As various forms of infrastructure surrounding open source software continue to evolve, the topic of the importance of these ecosystems (their value, why they matter, which ones are mature, etc.) are progressively relevant. My analysis of the phases in the development of the ecosystem of open source software is as follows:
- Phase 1: Purely open source stage. The technology doesn't feature any commercial support and may or may have reached a level of production-ready stability. The ecosystem consists mostly of the participating community of contributors to said open source project. Most likely the technology scratches an itch or serves as a narrow, niche solution but the concept of solving a real business problem is foreign. Example(s) - open source implementations of Jingle
- Phase 2: Entrance into the marketplace. Often marked by the initial offering of commercial services or "productization" of open source code. The ecosystem exhibits more diversity with the presence of customers, deployments in production environments and third-party, value-added enablers like system integrators. This represents the moment at which disruption has begun to produce forms of monetization. Official commercial presence directly associated with the open source technology is notable, as is the mounting corroboration of its commercial viability. Example(s) - Untangle
- Phase 3: Momentum takeoff drives growth. A midpoint in the evolution of an ecosystem as either the open source technology gathers enough momentum to continue forward or levels off and remains relatively stagnant. More is known as a result of experience gained from repeated testing, releases, implementations and deployments. Strengths and weaknesses are being documented as well as the accepted value proposition. Partner networks, consisting of domestic and international constituents, continue to fill out. Example(s) - Alfresco, Funambol, Zimbra
- Phase 4: Predictability. After the ecosystem reaches an invariable point of cultivation, momentum transfers into sustained equilibrium. The technology's constraints are accepted while previously unrecognized benefits are few and far between. Assuming no overt change in strategy or in standing, rapid growth rates become a relic while drastic changes to the structure of the ecosystem are rare and have been replaced by those calculable in nature. Most successful open source software will have this as the peak of potential. Example(s) - Red Hat Linux, MySQL (still in the early stages)

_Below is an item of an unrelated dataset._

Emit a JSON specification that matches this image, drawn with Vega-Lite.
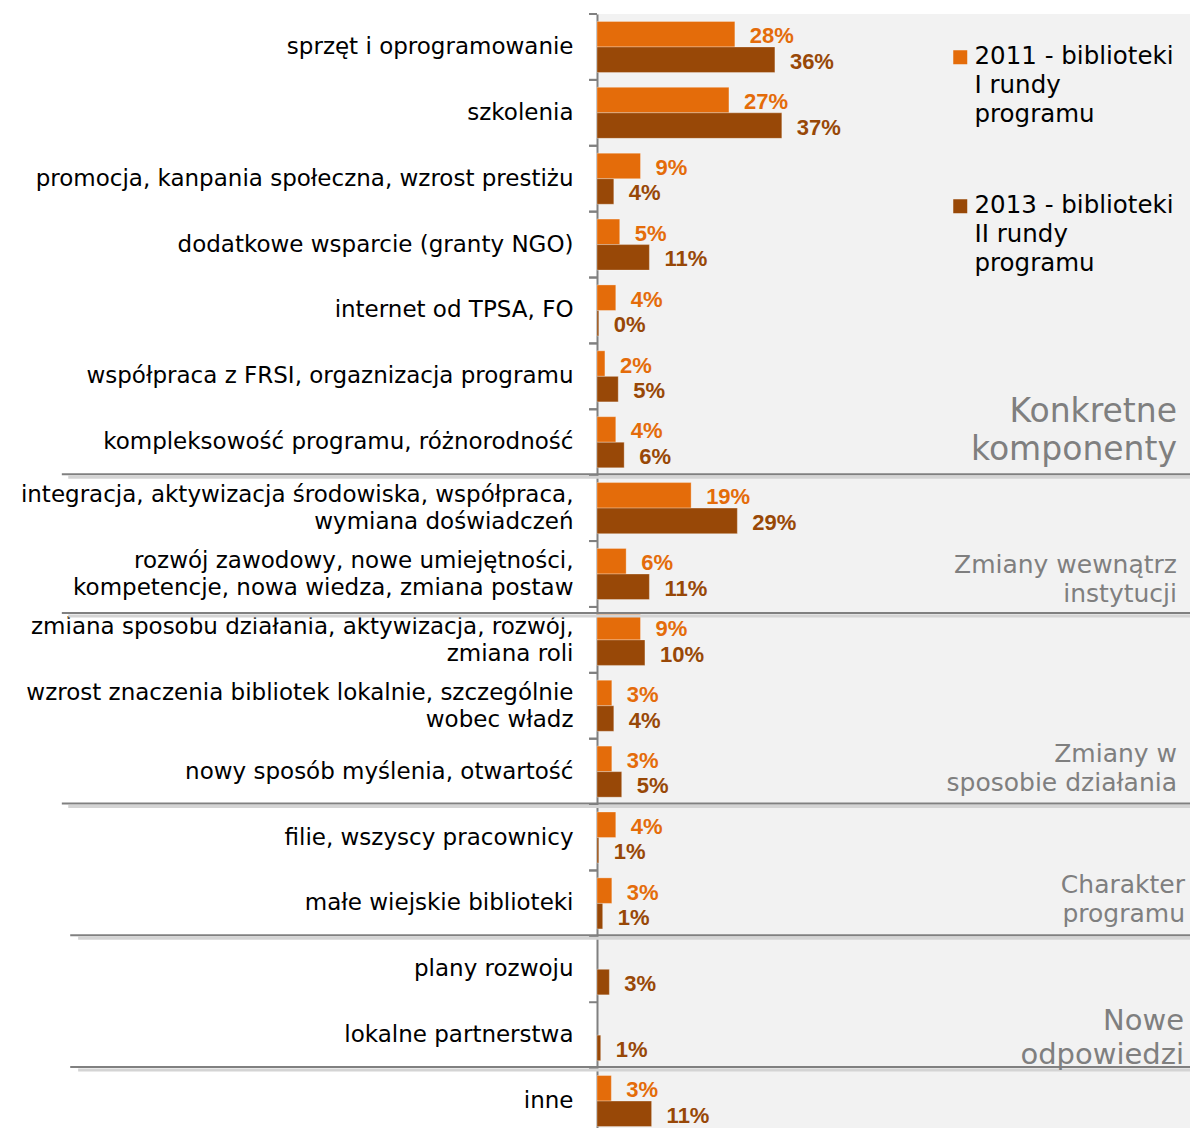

- Phase 5: Emergence as full-fledged platform. The transformation from ecosystem into platform represents the highest form of an evolved open source ecosystem, in addition to its final maturation phase. Here, the open source technology has translated disruption into becoming an established enabler of innovation. Having proven its technical merits as well as its business value, doubts about the sustainability of the open source software are irrelevant, as the challenge lies in aligning with its varied capabilities.